Tucson’s Very Rich Fudge Pie

As I’ve mentioned a couple of times, I like to buy a cook book whenever I visit an area. The cook book I bought in Tucson had many very good dessert recipes. So when pie day came along, I decided to try one of them.

The recipe I decided to try was the Very Rich Fudge Pie, which was the contribution of Patsy Frannea. The recipe is well titled, as the pie came out very, very rich. I could only eat a small portion of it in one sitting. It would go very well with ice cream, which would cut the richness. If you really wanted to be decadent, you could put a peanut butter pie layer on top.

I do want to make a couple of comments on the recipe. The first is about the crust. In the past, I’ve had problems baking a filling in a shell type pie (such as cream pies). The crust usually comes out too crisp and lacking in flavor. This crust was much better. I credit that to the amount of fat in it, which is more than I normally use. I typically use 1 cup for 2 1/2 cups flour ; this one used 1/2 cup for 1 1/2 cups flour, which is somewhat more. That made a difference.
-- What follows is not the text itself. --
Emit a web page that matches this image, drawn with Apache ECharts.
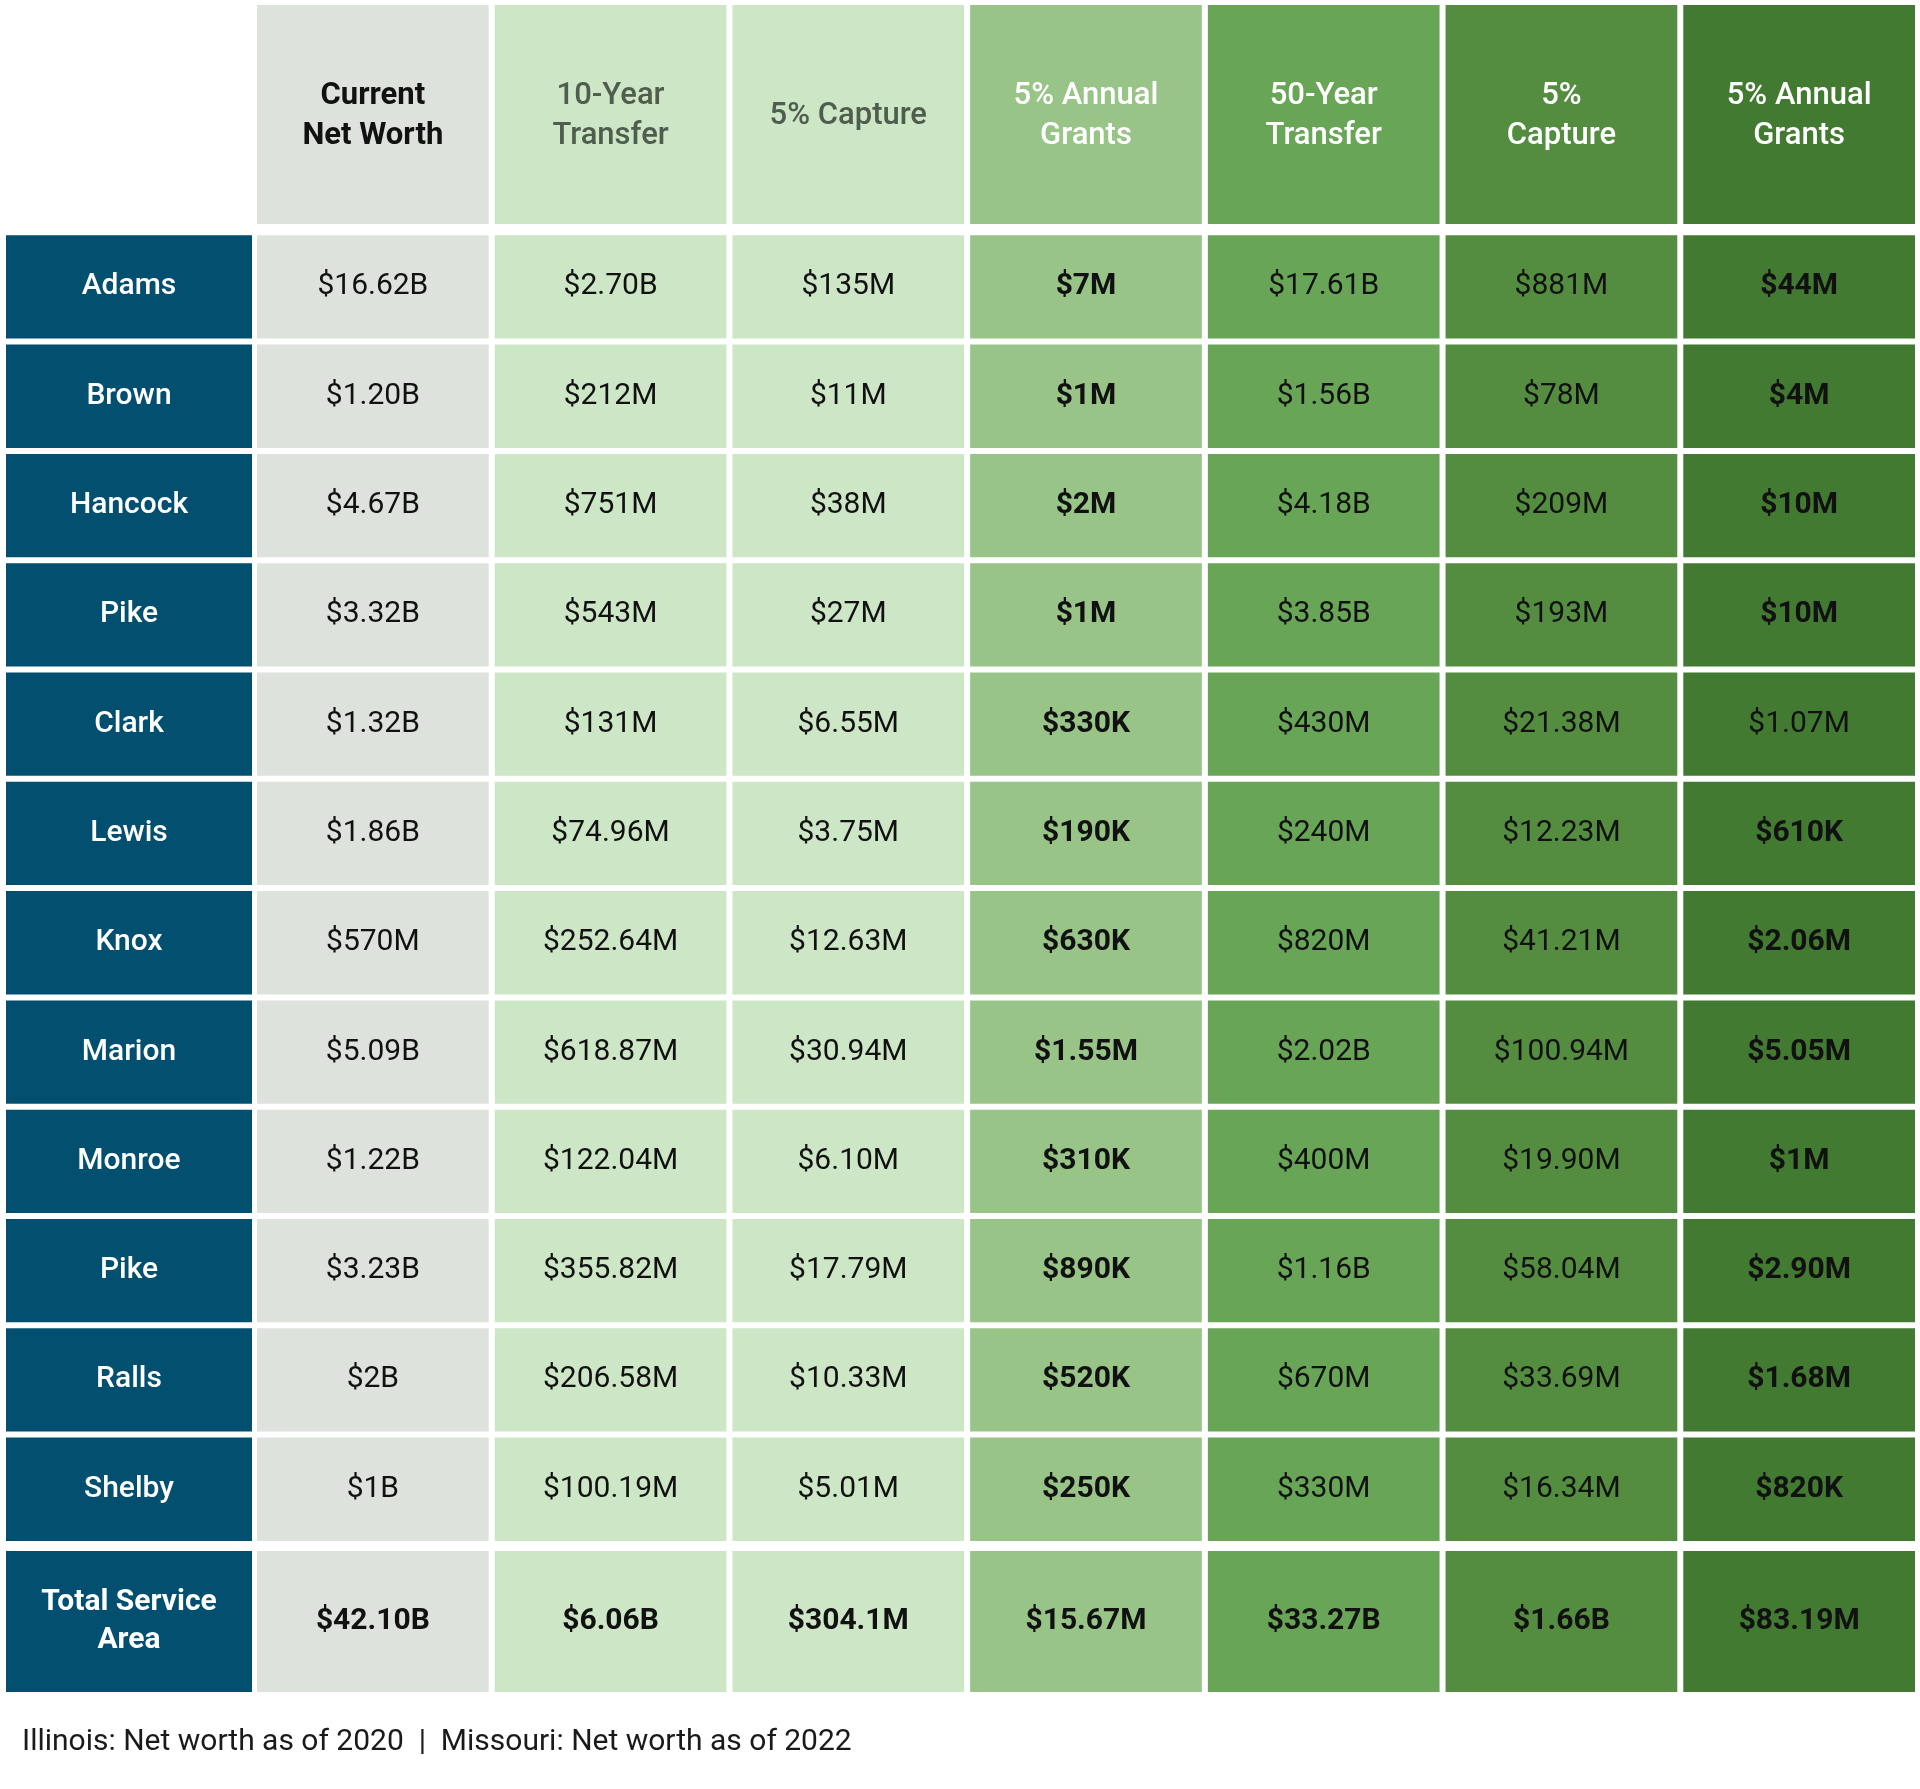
<!DOCTYPE html>
<html><head><meta charset="utf-8">
<script src="https://cdn.jsdelivr.net/npm/echarts@6/dist/echarts.min.js"></script>
<style>html,body{margin:0;padding:0;background:#ffffff}#c{width:1920px;height:1789px}</style>
</head><body><div id="c"></div>
<script>
// ---- data ----
const columnHeaders = ['Current\nNet Worth', '10-Year\nTransfer', '5% Capture', '5% Annual\nGrants', '50-Year\nTransfer', '5%\nCapture', '5% Annual\nGrants'];
const counties = ['Adams', 'Brown', 'Hancock', 'Pike', 'Clark', 'Lewis', 'Knox', 'Marion', 'Monroe', 'Pike', 'Ralls', 'Shelby'];
const currentNetWorth = ['$16.62B', '$1.20B', '$4.67B', '$3.32B', '$1.32B', '$1.86B', '$570M', '$5.09B', '$1.22B', '$3.23B', '$2B', '$1B'];
const transfer10 = ['$2.70B', '$212M', '$751M', '$543M', '$131M', '$74.96M', '$252.64M', '$618.87M', '$122.04M', '$355.82M', '$206.58M', '$100.19M'];
const capture10 = ['$135M', '$11M', '$38M', '$27M', '$6.55M', '$3.75M', '$12.63M', '$30.94M', '$6.10M', '$17.79M', '$10.33M', '$5.01M'];
const grants10 = ['$7M', '$1M', '$2M', '$1M', '$330K', '$190K', '$630K', '$1.55M', '$310K', '$890K', '$520K', '$250K'];
const transfer50 = ['$17.61B', '$1.56B', '$4.18B', '$3.85B', '$430M', '$240M', '$820M', '$2.02B', '$400M', '$1.16B', '$670M', '$330M'];
const capture50 = ['$881M', '$78M', '$209M', '$193M', '$21.38M', '$12.23M', '$41.21M', '$100.94M', '$19.90M', '$58.04M', '$33.69M', '$16.34M'];
const grants50 = ['$44M', '$4M', '$10M', '$10M', '$1.07M', '$610K', '$2.06M', '$5.05M', '$1M', '$2.90M', '$1.68M', '$820K'];
const totalLabel = 'Total Service\nArea';
const totals = ['$42.10B', '$6.06B', '$304.1M', '$15.67M', '$33.27B', '$1.66B', '$83.19M'];
const footnote = 'Illinois: Net worth as of 2020  |  Missouri: Net worth as of 2022';

// ---- styling ----
const valueColumns = [currentNetWorth, transfer10, capture10, grants10, transfer50, capture50, grants50];
const FONT = 'Roboto, "Noto Sans", sans-serif';
const GAP = 6;
const labelFill = '#024f6f';
const colFill = ['#dee2dc', '#cde6c5', '#cde6c5', '#98c488', '#69a556', '#548d40', '#437a31'];
const headColor = ['#111111', '#4f5d4e', '#4f5d4e', '#ffffff', '#ffffff', '#ffffff', '#ffffff'];
const headWeight = ['bold', 500, 500, 500, 500, 500, 500];
const boldCol = [false, false, false, true, false, false, true];
const regularCells = { 6: [4] };

function makeRender(getStyle) {
  return function (params, api) {
    const c = api.value(0), r = api.value(1);
    const p = api.coord([c, r]);
    const sz = api.size([1, 1]);
    const s = getStyle(c, r);
    return {
      type: 'group',
      children: [
        { type: 'rect', shape: { x: p[0] - sz[0] / 2 + GAP / 2, y: p[1] - sz[1] / 2 + GAP / 2, width: sz[0] - GAP, height: sz[1] - GAP }, style: { fill: s.fill } },
        { type: 'text', style: { text: s.text, x: p[0], y: p[1] + (s.dy || 0), align: 'center', verticalAlign: 'middle', fill: s.color, fontSize: s.size || 30, fontWeight: s.weight, fontFamily: FONT, lineHeight: s.lh || 38 } }
      ]
    };
  };
}

const colIds = columnHeaders.map((h, i) => 'c' + i);
const rowIds = counties.map((n, i) => 'r' + i);

const grids = [
  { left: 254, top: 2, width: 1664, height: 225 },          // header values
  { left: 3, top: 232.3, width: 252, height: 1311.6 },      // row labels
  { left: 254, top: 232.3, width: 1664, height: 1311.6 },   // body values
  { left: 3, top: 1548, width: 252, height: 147 },          // total label
  { left: 254, top: 1548, width: 1664, height: 147 }        // total values
];
const xData = [colIds, ['l'], colIds, ['l'], colIds];
const yData = [['h'], rowIds, rowIds, ['t'], ['t']];

const bodyData = [];
valueColumns.forEach((col, c) => col.forEach((v, r) => bodyData.push([c, r])));

const option = {
  animation: false,
  backgroundColor: '#ffffff',
  grid: grids,
  xAxis: grids.map((g, i) => ({ type: 'category', gridIndex: i, data: xData[i], show: false })),
  yAxis: grids.map((g, i) => ({ type: 'category', gridIndex: i, data: yData[i], inverse: true, show: false })),
  series: [
    { type: 'custom', xAxisIndex: 0, yAxisIndex: 0, data: columnHeaders.map((h, i) => [i, 0]),
      renderItem: makeRender((c) => ({ fill: colFill[c], text: columnHeaders[c], color: headColor[c], weight: headWeight[c], size: 31, lh: 40, dy: 2 })) },
    { type: 'custom', xAxisIndex: 1, yAxisIndex: 1, data: counties.map((n, i) => [0, i]),
      renderItem: makeRender((c, r) => ({ fill: labelFill, text: counties[r], color: '#ffffff', weight: 500 })) },
    { type: 'custom', xAxisIndex: 2, yAxisIndex: 2, data: bodyData,
      renderItem: makeRender((c, r) => {
        const bold = boldCol[c] && !((regularCells[c] || []).includes(r));
        return { fill: colFill[c], text: valueColumns[c][r], color: '#111111', weight: bold ? 'bold' : 'normal' };
      }) },
    { type: 'custom', xAxisIndex: 3, yAxisIndex: 3, data: [[0, 0]],
      renderItem: makeRender(() => ({ fill: labelFill, text: totalLabel, color: '#ffffff', weight: 'bold', size: 30, lh: 38 })) },
    { type: 'custom', xAxisIndex: 4, yAxisIndex: 4, data: totals.map((t, i) => [i, 0]),
      renderItem: makeRender((c) => ({ fill: colFill[c], text: totals[c], color: '#111111', weight: 'bold' })) }
  ],
  graphic: [
    { type: 'text', left: 22, top: 1727, style: { text: footnote, fontSize: 30, fontFamily: FONT, fill: '#1a1a1a' } }
  ]
};

const chart = echarts.init(document.getElementById('c'), null, { renderer: 'canvas' });
chart.setOption(option);
</script>
</body></html>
Second comment: the recipe first called for “beating” the eggs with the sugar, and then had the rest of the ingredients mixed in. Had i read it a bit more carefully, I would have realized that I needed to really whip the egg mixture up, probably to a soft peak stage, and then fold the rest of the ingredients in (chocolate melted with butter plus some flour. It also called for some walnuts, but I omitted those). Without the whipping the resulting mixture was a little liquidly and, more importantly, the pie took quite a bit longer than the recipe called for to cook. The pie still came out very well, but was quite dense.

I was happy with the way the pie came out, despite my mistakes. I would certainly make it again.